▸ To do
Leave the pictures out, and retype all of the material exactly as written.

▸ Source excerpt
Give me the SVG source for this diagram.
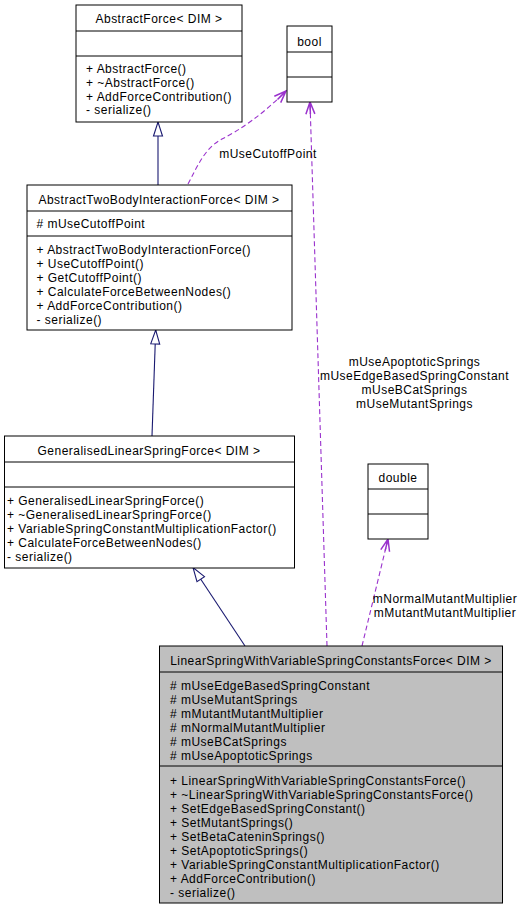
<svg xmlns="http://www.w3.org/2000/svg" width="523" height="909" viewBox="0 0 523 909">
<style>
text{font-family:"Liberation Sans",Arial,Helvetica,sans-serif;font-size:12px;letter-spacing:0.48px;fill:#000}
.c{text-anchor:middle}
.box{fill:#fff;stroke:#000;stroke-width:1}
.gray{fill:#bfbfbf;stroke:#000;stroke-width:1}
.sep{stroke:#000;stroke-width:1}
.inh{fill:none;stroke:#191970;stroke-width:1.1;marker-end:url(#tri)}
.use{fill:none;stroke:#9a32cd;stroke-width:1.1;stroke-dasharray:5,3;marker-end:url(#vee)}
</style>
<defs>
<marker id="tri" markerUnits="userSpaceOnUse" markerWidth="16" markerHeight="12" refX="14" refY="5" orient="auto" overflow="visible">
<path d="M0,0.5 L14,5 L0,9.5 Z" fill="#fff" stroke="#191970" stroke-width="1.1"/>
</marker>
<marker id="vee" markerUnits="userSpaceOnUse" markerWidth="14" markerHeight="12" refX="12" refY="5" orient="auto" overflow="visible">
<path d="M0,0.5 L12,5 L0,9.5 M0,5 L12,5" fill="none" stroke="#9a32cd" stroke-width="1.5"/>
</marker>
</defs>
<rect width="523" height="909" fill="#fff"/>
<g id="connectors">
<path class="inh" d="M158,185 L158,122"/>
<path class="inh" d="M152,436 L155.7,330"/>
<path class="inh" d="M245,646 L193,567.5"/>
<path class="use" d="M188,184 C198,165 205,148 222,139 C240,130 262,115 286,91"/>
<path class="use" d="M327,646 L310,102"/>
<path class="use" d="M362,646 L388,539"/>
<text class="c" x="268" y="157.5">mUseCutoffPoint</text>
<text class="c" x="414.5" y="366">mUseApoptoticSprings</text>
<text class="c" x="414.5" y="380">mUseEdgeBasedSpringConstant</text>
<text class="c" x="414.5" y="394">mUseBCatSprings</text>
<text class="c" x="414.5" y="408">mUseMutantSprings</text>
<text class="c" x="445" y="603">mNormalMutantMultiplier</text>
<text class="c" x="445" y="617">mMutantMutantMultiplier</text>
</g>
<g id="AbstractForce">
<rect class="box" x="76" y="5" width="166" height="117"/>
<line class="sep" x1="76" y1="31" x2="242" y2="31"/>
<line class="sep" x1="76" y1="56" x2="242" y2="56"/>
<text class="c" x="159" y="23">AbstractForce&lt; DIM &gt;</text>
<text x="86" y="72.5">+ AbstractForce()</text>
<text x="86" y="86.5">+ ~AbstractForce()</text>
<text x="86" y="100.5">+ AddForceContribution()</text>
<text x="86" y="114">- serialize()</text>
</g>
<g id="bool">
<rect class="box" x="287" y="26" width="45" height="76"/>
<line class="sep" x1="287" y1="52" x2="332" y2="52"/>
<line class="sep" x1="287" y1="77" x2="332" y2="77"/>
<text class="c" x="309.5" y="45.5">bool</text>
</g>
<g id="AbstractTwoBodyInteractionForce">
<rect class="box" x="27" y="185" width="265" height="145"/>
<line class="sep" x1="27" y1="211" x2="292" y2="211"/>
<line class="sep" x1="27" y1="236" x2="292" y2="236"/>
<text class="c" x="159" y="203.5">AbstractTwoBodyInteractionForce&lt; DIM &gt;</text>
<text x="36.5" y="228">#  mUseCutoffPoint</text>
<text x="36.5" y="254">+ AbstractTwoBodyInteractionForce()</text>
<text x="36.5" y="268">+ UseCutoffPoint()</text>
<text x="36.5" y="282">+ GetCutoffPoint()</text>
<text x="36.5" y="296">+ CalculateForceBetweenNodes()</text>
<text x="36.5" y="310">+ AddForceContribution()</text>
<text x="36.5" y="324">- serialize()</text>
</g>
<g id="GeneralisedLinearSpringForce">
<rect class="box" x="4.5" y="436" width="290" height="132"/>
<line class="sep" x1="4.5" y1="462" x2="294.5" y2="462"/>
<line class="sep" x1="4.5" y1="487" x2="294.5" y2="487"/>
<text class="c" x="149" y="454.5">GeneralisedLinearSpringForce&lt; DIM &gt;</text>
<text x="7" y="505">+ GeneralisedLinearSpringForce()</text>
<text x="7" y="519">+ ~GeneralisedLinearSpringForce()</text>
<text x="7" y="533">+ VariableSpringConstantMultiplicationFactor()</text>
<text x="7" y="547">+ CalculateForceBetweenNodes()</text>
<text x="7" y="561">- serialize()</text>
</g>
<g id="double">
<rect class="box" x="368" y="464" width="60" height="75"/>
<line class="sep" x1="368" y1="489" x2="428" y2="489"/>
<line class="sep" x1="368" y1="514" x2="428" y2="514"/>
<text class="c" x="398" y="481.5">double</text>
</g>
<g id="LinearSpringWithVariableSpringConstantsForce">
<rect class="gray" x="159.5" y="646" width="343" height="257"/>
<line class="sep" x1="159.5" y1="672" x2="502.5" y2="672"/>
<line class="sep" x1="159.5" y1="766" x2="502.5" y2="766"/>
<text class="c" x="331" y="665">LinearSpringWithVariableSpringConstantsForce&lt; DIM &gt;</text>
<text x="170" y="690">#  mUseEdgeBasedSpringConstant</text>
<text x="170" y="704">#  mUseMutantSprings</text>
<text x="170" y="718">#  mMutantMutantMultiplier</text>
<text x="170" y="732">#  mNormalMutantMultiplier</text>
<text x="170" y="746">#  mUseBCatSprings</text>
<text x="170" y="760">#  mUseApoptoticSprings</text>
<text x="170" y="785">+ LinearSpringWithVariableSpringConstantsForce()</text>
<text x="170" y="799">+ ~LinearSpringWithVariableSpringConstantsForce()</text>
<text x="170" y="813">+ SetEdgeBasedSpringConstant()</text>
<text x="170" y="827">+ SetMutantSprings()</text>
<text x="170" y="841">+ SetBetaCateninSprings()</text>
<text x="170" y="855">+ SetApoptoticSprings()</text>
<text x="170" y="869">+ VariableSpringConstantMultiplicationFactor()</text>
<text x="170" y="883">+ AddForceContribution()</text>
<text x="170" y="897">- serialize()</text>
</g>
</svg>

▸ Complete output
Give me the SVG source for this diagram.
<svg xmlns="http://www.w3.org/2000/svg" width="523" height="909" viewBox="0 0 523 909">
<style>
text{font-family:"Liberation Sans",Arial,Helvetica,sans-serif;font-size:12px;letter-spacing:0.48px;fill:#000}
.c{text-anchor:middle}
.box{fill:#fff;stroke:#000;stroke-width:1}
.gray{fill:#bfbfbf;stroke:#000;stroke-width:1}
.sep{stroke:#000;stroke-width:1}
.inh{fill:none;stroke:#191970;stroke-width:1.1;marker-end:url(#tri)}
.use{fill:none;stroke:#9a32cd;stroke-width:1.1;stroke-dasharray:5,3;marker-end:url(#vee)}
</style>
<defs>
<marker id="tri" markerUnits="userSpaceOnUse" markerWidth="16" markerHeight="12" refX="14" refY="5" orient="auto" overflow="visible">
<path d="M0,0.5 L14,5 L0,9.5 Z" fill="#fff" stroke="#191970" stroke-width="1.1"/>
</marker>
<marker id="vee" markerUnits="userSpaceOnUse" markerWidth="14" markerHeight="12" refX="12" refY="5" orient="auto" overflow="visible">
<path d="M0,0.5 L12,5 L0,9.5 M0,5 L12,5" fill="none" stroke="#9a32cd" stroke-width="1.5"/>
</marker>
</defs>
<rect width="523" height="909" fill="#fff"/>
<g id="connectors">
<path class="inh" d="M158,185 L158,122"/>
<path class="inh" d="M152,436 L155.7,330"/>
<path class="inh" d="M245,646 L193,567.5"/>
<path class="use" d="M188,184 C198,165 205,148 222,139 C240,130 262,115 286,91"/>
<path class="use" d="M327,646 L310,102"/>
<path class="use" d="M362,646 L388,539"/>
<text class="c" x="268" y="157.5">mUseCutoffPoint</text>
<text class="c" x="414.5" y="366">mUseApoptoticSprings</text>
<text class="c" x="414.5" y="380">mUseEdgeBasedSpringConstant</text>
<text class="c" x="414.5" y="394">mUseBCatSprings</text>
<text class="c" x="414.5" y="408">mUseMutantSprings</text>
<text class="c" x="445" y="603">mNormalMutantMultiplier</text>
<text class="c" x="445" y="617">mMutantMutantMultiplier</text>
</g>
<g id="AbstractForce">
<rect class="box" x="76" y="5" width="166" height="117"/>
<line class="sep" x1="76" y1="31" x2="242" y2="31"/>
<line class="sep" x1="76" y1="56" x2="242" y2="56"/>
<text class="c" x="159" y="23">AbstractForce&lt; DIM &gt;</text>
<text x="86" y="72.5">+ AbstractForce()</text>
<text x="86" y="86.5">+ ~AbstractForce()</text>
<text x="86" y="100.5">+ AddForceContribution()</text>
<text x="86" y="114">- serialize()</text>
</g>
<g id="bool">
<rect class="box" x="287" y="26" width="45" height="76"/>
<line class="sep" x1="287" y1="52" x2="332" y2="52"/>
<line class="sep" x1="287" y1="77" x2="332" y2="77"/>
<text class="c" x="309.5" y="45.5">bool</text>
</g>
<g id="AbstractTwoBodyInteractionForce">
<rect class="box" x="27" y="185" width="265" height="145"/>
<line class="sep" x1="27" y1="211" x2="292" y2="211"/>
<line class="sep" x1="27" y1="236" x2="292" y2="236"/>
<text class="c" x="159" y="203.5">AbstractTwoBodyInteractionForce&lt; DIM &gt;</text>
<text x="36.5" y="228">#  mUseCutoffPoint</text>
<text x="36.5" y="254">+ AbstractTwoBodyInteractionForce()</text>
<text x="36.5" y="268">+ UseCutoffPoint()</text>
<text x="36.5" y="282">+ GetCutoffPoint()</text>
<text x="36.5" y="296">+ CalculateForceBetweenNodes()</text>
<text x="36.5" y="310">+ AddForceContribution()</text>
<text x="36.5" y="324">- serialize()</text>
</g>
<g id="GeneralisedLinearSpringForce">
<rect class="box" x="4.5" y="436" width="290" height="132"/>
<line class="sep" x1="4.5" y1="462" x2="294.5" y2="462"/>
<line class="sep" x1="4.5" y1="487" x2="294.5" y2="487"/>
<text class="c" x="149" y="454.5">GeneralisedLinearSpringForce&lt; DIM &gt;</text>
<text x="7" y="505">+ GeneralisedLinearSpringForce()</text>
<text x="7" y="519">+ ~GeneralisedLinearSpringForce()</text>
<text x="7" y="533">+ VariableSpringConstantMultiplicationFactor()</text>
<text x="7" y="547">+ CalculateForceBetweenNodes()</text>
<text x="7" y="561">- serialize()</text>
</g>
<g id="double">
<rect class="box" x="368" y="464" width="60" height="75"/>
<line class="sep" x1="368" y1="489" x2="428" y2="489"/>
<line class="sep" x1="368" y1="514" x2="428" y2="514"/>
<text class="c" x="398" y="481.5">double</text>
</g>
<g id="LinearSpringWithVariableSpringConstantsForce">
<rect class="gray" x="159.5" y="646" width="343" height="257"/>
<line class="sep" x1="159.5" y1="672" x2="502.5" y2="672"/>
<line class="sep" x1="159.5" y1="766" x2="502.5" y2="766"/>
<text class="c" x="331" y="665">LinearSpringWithVariableSpringConstantsForce&lt; DIM &gt;</text>
<text x="170" y="690">#  mUseEdgeBasedSpringConstant</text>
<text x="170" y="704">#  mUseMutantSprings</text>
<text x="170" y="718">#  mMutantMutantMultiplier</text>
<text x="170" y="732">#  mNormalMutantMultiplier</text>
<text x="170" y="746">#  mUseBCatSprings</text>
<text x="170" y="760">#  mUseApoptoticSprings</text>
<text x="170" y="785">+ LinearSpringWithVariableSpringConstantsForce()</text>
<text x="170" y="799">+ ~LinearSpringWithVariableSpringConstantsForce()</text>
<text x="170" y="813">+ SetEdgeBasedSpringConstant()</text>
<text x="170" y="827">+ SetMutantSprings()</text>
<text x="170" y="841">+ SetBetaCateninSprings()</text>
<text x="170" y="855">+ SetApoptoticSprings()</text>
<text x="170" y="869">+ VariableSpringConstantMultiplicationFactor()</text>
<text x="170" y="883">+ AddForceContribution()</text>
<text x="170" y="897">- serialize()</text>
</g>
</svg>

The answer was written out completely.